Guest editors: Sarosh Kuruvilla and Eli Friedman
From Human Relations
This special issue exemplifies experiments and developments in China. In this introduction to ‘Changing work, labor and employment relations in China’, authors argue that China is taking an experimental and decentralized approach to the development of new labor relations frameworks. The Chinese labor market, characterized by significant oversupply during the 1990s, is currently witnessing unprecedented instability, with acute labor shortages, rising industrial conflict and high levels of turnover. This issue represents starting points for a number of promising avenues of research inquiry.

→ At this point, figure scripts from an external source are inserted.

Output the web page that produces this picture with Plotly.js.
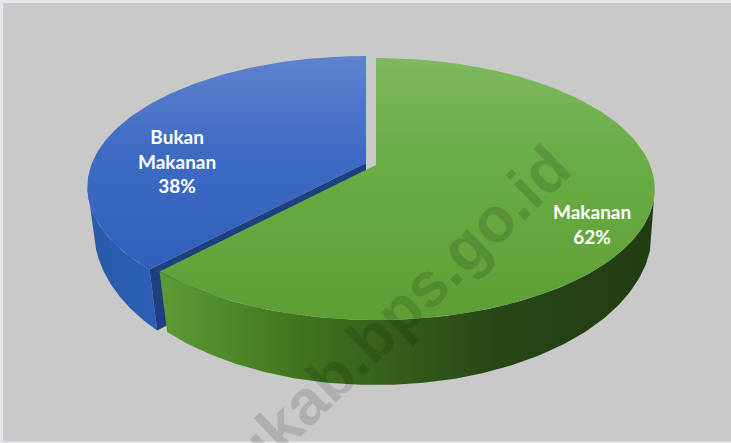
<!DOCTYPE html>
<html><head><meta charset="utf-8">
<script src="https://cdn.plot.ly/plotly-3.0.1.min.js"></script>
<style>html,body{margin:0;padding:0;background:#e3e6ea}#c{width:731px;height:443px}</style>
</head><body><div id="c"></div>
<script>
var categories = ['Bukan Makanan', 'Makanan'];
var labelLines = ['Bukan<br>Makanan', 'Makanan'];
var values = [38, 62];
var watermark = 'ukab.bps.go.id';

// Perspective view of the pie disc (upper face) and the ellipse of its lower rim
var apexGreen = [376, 165], apexBlue = [366, 163];
var RX = 274, RY = 126.6, K = 0.183, LOWER_X = 0.965;
var rimGreen = { cx: 376, cy: 232, a: 276, b: 153 };
var rimBlue = { cx: 366, cy: 230, a: 272, b: 157 };
function project(apex, a) { // a = clockwise radians from top
  var u = Math.sin(a), v = Math.cos(a), w = 1 + K * v;
  return [apex[0] + RX * u / w, apex[1] - RY * v / w];
}
function arc(apex, a0, a1) {
  var pts = [], n = 120;
  for (var i = 0; i <= n; i++) pts.push(project(apex, a0 + (a1 - a0) * i / n));
  return pts;
}
// lower rim, t measured from straight down (negative = to the left)
function rimArc(r, t0, t1) {
  var pts = [], n = 120;
  for (var i = 0; i <= n; i++) {
    var t = t0 + (t1 - t0) * i / n;
    pts.push([r.cx + r.a * Math.sin(t), r.cy + r.b * Math.cos(t)]);
  }
  return pts;
}
function poly(pts, color, grad) {
  var t = { type: 'scatter', mode: 'lines', hoverinfo: 'skip', showlegend: false,
    x: pts.map(function (p) { return p[0]; }), y: pts.map(function (p) { return p[1]; }),
    fill: 'toself', line: { width: 0, color: 'rgba(0,0,0,0)' }, fillcolor: color };
  if (grad) t.fillgradient = grad;
  return t;
}
function extremeIndex(pts, sign) {
  var best = 0;
  pts.forEach(function (p, i) { if (sign * p[0] > sign * pts[best][0]) best = i; });
  return best;
}
var total = values[0] + values[1];
var cut = 2 * Math.PI * values[0] / total;
var blueArc = arc(apexBlue, -cut, 0);
var greenArc = arc(apexGreen, 0, 2 * Math.PI - cut);
var blueCorner = blueArc[0], greenCorner = greenArc[greenArc.length - 1];
var tBlue = Math.asin((blueCorner[0] - apexBlue[0]) * LOWER_X / rimBlue.a);
var tGreen = Math.asin((greenCorner[0] - apexGreen[0]) * LOWER_X / rimGreen.a);
var RIM_END = 83 * Math.PI / 180;
var blueRim = rimArc(rimBlue, tBlue, -RIM_END);
var greenRim = rimArc(rimGreen, tGreen, RIM_END);
var blueLowCorner = blueRim[0];
var blueLowApex = [apexBlue[0], apexBlue[1] + 60];
var blueUpper = blueArc.slice(0, extremeIndex(blueArc, -1) + 1).reverse();
var greenUpper = greenArc.slice(extremeIndex(greenArc, 1));
var traces = [
  poly(blueRim.concat(blueUpper), '#2c5cad', { type: 'horizontal', start: 85, stop: 160,
    colorscale: [[0, '#2b5aa6'], [1, '#2b5fb8']] }),
  poly([blueCorner, apexBlue, blueLowApex, blueLowCorner], '#1f3f80'),
  poly([apexBlue].concat(blueArc), '#3c68c2', { type: 'vertical', start: 56, stop: 272,
    colorscale: [[0, '#5f83cd'], [0.45, '#3e6ac3'], [1, '#2f60bb']] }),
  poly(greenUpper.concat(greenRim), '#41731f', { type: 'horizontal', start: 160, stop: 656,
    colorscale: [[0, '#5c9c36'], [0.28, '#41741f'], [0.68, '#274616'], [1, '#223c12']] }),
  poly([apexGreen].concat(greenArc), '#64a238', { type: 'vertical', start: 58, stop: 320,
    colorscale: [[0, '#7fb961'], [0.35, '#6bad47'], [1, '#5e9f34']] })
];
var annotations = [
  { x: 399, y: 311, xref: 'x', yref: 'y', text: '<b>' + watermark + '</b>', showarrow: false, textangle: -44,
    font: { family: 'Liberation Sans', size: 63, color: 'rgba(0,0,0,0.13)' }, xanchor: 'center', yanchor: 'middle' },
  { x: 177, y: 161, xref: 'x', yref: 'y', text: labelLines[0] + '<br>' + values[0] + '%', showarrow: false },
  { x: 592, y: 224, xref: 'x', yref: 'y', text: labelLines[1] + '<br>' + values[1] + '%', showarrow: false }
];
annotations.slice(1).forEach(function (a) {
  a.font = { family: 'Lato', size: 19, color: '#ffffff' };
  a.text = '<b>' + a.text.split('<br>').join('</b><br><b>') + '</b>';
});
var layout = {
  width: 731, height: 443, margin: { l: 0, r: 0, t: 0, b: 0 },
  paper_bgcolor: '#e3e6ea', plot_bgcolor: '#e3e6ea', showlegend: false,
  xaxis: { range: [0, 731], visible: false, fixedrange: true },
  yaxis: { range: [443, 0], visible: false, fixedrange: true },
  shapes: [{ type: 'rect', layer: 'below', xref: 'x', yref: 'y', x0: 3, x1: 731, y0: 3, y1: 441.5,
    fillcolor: '#c9c9c9', line: { width: 0 } }],
  annotations: annotations
};
Plotly.newPlot('c', traces, layout, { displayModeBar: false, staticPlot: true });
</script></body></html>
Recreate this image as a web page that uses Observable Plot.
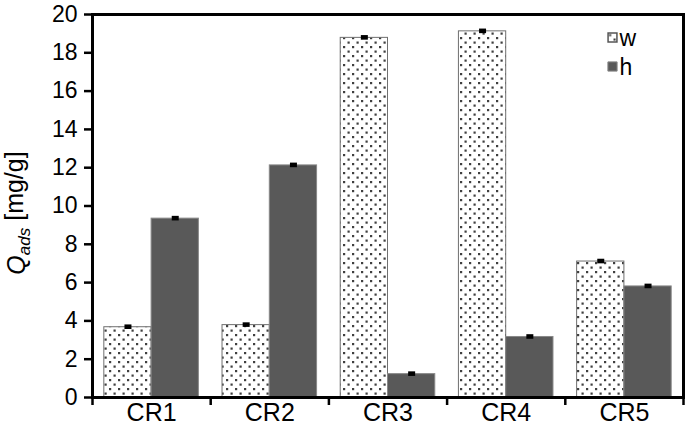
<!DOCTYPE html>
<html>
<head>
<meta charset="utf-8">
<script src="https://cdn.jsdelivr.net/npm/d3@7"></script>
<script src="https://cdn.jsdelivr.net/npm/@observablehq/plot@0.6"></script>
<style>
  body { margin: 0; background: #fff; }
  #chart svg { font-family: "Liberation Sans", Arial, sans-serif; display: block; }
</style>
</head>
<body>
<div id="chart"></div>
<script>
// ---- data ----
const categories = ["CR1", "CR2", "CR3", "CR4", "CR5"];
const series = ["w", "h"];
const wValues = [3.67, 3.78, 18.78, 19.12, 7.1];
const hValues = [9.34, 12.12, 1.22, 3.16, 5.8];
const wErrors = [0.12, 0.12, 0.12, 0.12, 0.12];
const hErrors = [0.12, 0.12, 0.12, 0.12, 0.12];
const yTicks = [0, 2, 4, 6, 8, 10, 12, 14, 16, 18, 20];

const rows = categories.flatMap((c, i) => [
  {category: c, index: i, series: "w", value: wValues[i], err: wErrors[i]},
  {category: c, index: i, series: "h", value: hValues[i], err: hErrors[i]}
]);

// grouped layout in x data units: category i occupies [i, i+1]
const groupPad = 0.1, barSpan = 0.4;
const bx1 = d => d.index + groupPad + series.indexOf(d.series) * barSpan;
const bx2 = d => bx1(d) + barSpan;
const bxc = d => (bx1(d) + bx2(d)) / 2;

const boundaries = d3.range(categories.length + 1);
const centers = categories.map((c, i) => i + 0.5);

const font = "Liberation Sans, Arial, sans-serif";

const plot = Plot.plot({
  width: 685,
  height: 441,
  marginTop: 14,
  marginRight: 2,
  marginBottom: 44,
  marginLeft: 92,
  style: {fontFamily: font, fontSize: "23px", color: "black", background: "white", overflow: "visible"},
  x: {domain: [0, categories.length]},
  y: {domain: [0, 20]},
  marks: [
    Plot.rect(rows.filter(d => d.series === "w"), {x1: bx1, x2: bx2, y1: () => 0, y2: "value", fill: "url(#dots)", stroke: "#6f6f6f", strokeWidth: 1}),
    Plot.rect(rows.filter(d => d.series === "h"), {x1: bx1, x2: bx2, y1: () => 0, y2: "value", fill: "#595959", stroke: "#888888", strokeWidth: 1}),
    Plot.ruleX(rows, {x: bxc, y1: d => d.value - d.err, y2: d => d.value + d.err, stroke: "black", strokeWidth: 7}),
    Plot.frame({stroke: "black", strokeWidth: 3}),
    Plot.axisY({ticks: yTicks, tickSize: 8, tickPadding: 7, strokeWidth: 2.5, fontSize: 23, label: null}),
    Plot.axisX({ticks: boundaries, tickSize: 8, tickFormat: () => "", strokeWidth: 2.5, label: null}),
    Plot.axisX({ticks: centers, tickSize: 0, tickPadding: 6, tickFormat: v => categories[Math.floor(v)], fontSize: 25, label: null}),
    // legend
    Plot.dot([series[0]], {frameAnchor: "top-right", dx: -71, dy: 23, symbol: "square", r: 5, fill: "url(#dots)", stroke: "#555", strokeWidth: 1.5}),
    Plot.dot([series[1]], {frameAnchor: "top-right", dx: -71, dy: 52, symbol: "square", r: 5.2, fill: "#595959", stroke: "#888", strokeWidth: 1}),
    Plot.text([series[0]], {frameAnchor: "top-right", lineAnchor: "middle", dx: -64, dy: 24, text: d => d, textAnchor: "start", fontSize: 23}),
    Plot.text([series[1]], {frameAnchor: "top-right", lineAnchor: "middle", dx: -64, dy: 53, text: d => d, textAnchor: "start", fontSize: 23})
  ]
});

const svg = d3.select(plot);
const defs = svg.insert("defs", ":first-child");
const pat = defs.append("pattern")
  .attr("id", "dots")
  .attr("patternUnits", "userSpaceOnUse")
  .attr("width", 9).attr("height", 9);
pat.append("rect").attr("width", 9).attr("height", 9).attr("fill", "white");
pat.append("rect").attr("x", 1).attr("y", 1).attr("width", 2.2).attr("height", 2.2).attr("fill", "#3f3f3f");
pat.append("rect").attr("x", 5.5).attr("y", 5.5).attr("width", 2.2).attr("height", 2.2).attr("fill", "#3f3f3f");

// y-axis title with italic subscript
const title = svg.append("text")
  .attr("transform", "translate(25,213) rotate(-90)")
  .attr("text-anchor", "middle")
  .attr("font-family", font)
  .attr("font-size", 25)
  .attr("fill", "black");
title.append("tspan").attr("font-style", "italic").text("Q");
title.append("tspan").attr("font-style", "italic").attr("font-size", 17).attr("dy", "0.3em").text("ads");
title.append("tspan").attr("dy", "-0.3em").text(" [mg/g]");

document.getElementById("chart").append(plot);
</script>
</body>
</html>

Eli Friedman and Sarosh Kuruvilla
Experimentation and decentralization in China’s labor relations Human Relations February 2015 68: 181-195, doi:10.1177/0018726714552087
In this introduction to the special issue ‘Changing work, labour and employment relations in China’, we argue that China is taking an experimental and decentralized approach to the development of new labor relations frameworks. Particular political constraints in China prevent interest aggregation among workers, as the central state sees this as posing a risk to social stability. Firms and local governments have been given a degree of space to experiment with different arrangements, as long as the categorical ban on independent unions is not violated. The consequence has been an increasingly differentiated labor relations landscape, with significant variation by region and sector. We note some countervailing tendencies towards re-centralization, but emphasize that this phenomenon remains largely confined to the municipal level. The five articles in this special issue address different aspects of both experimentation and decentralization in labor relations.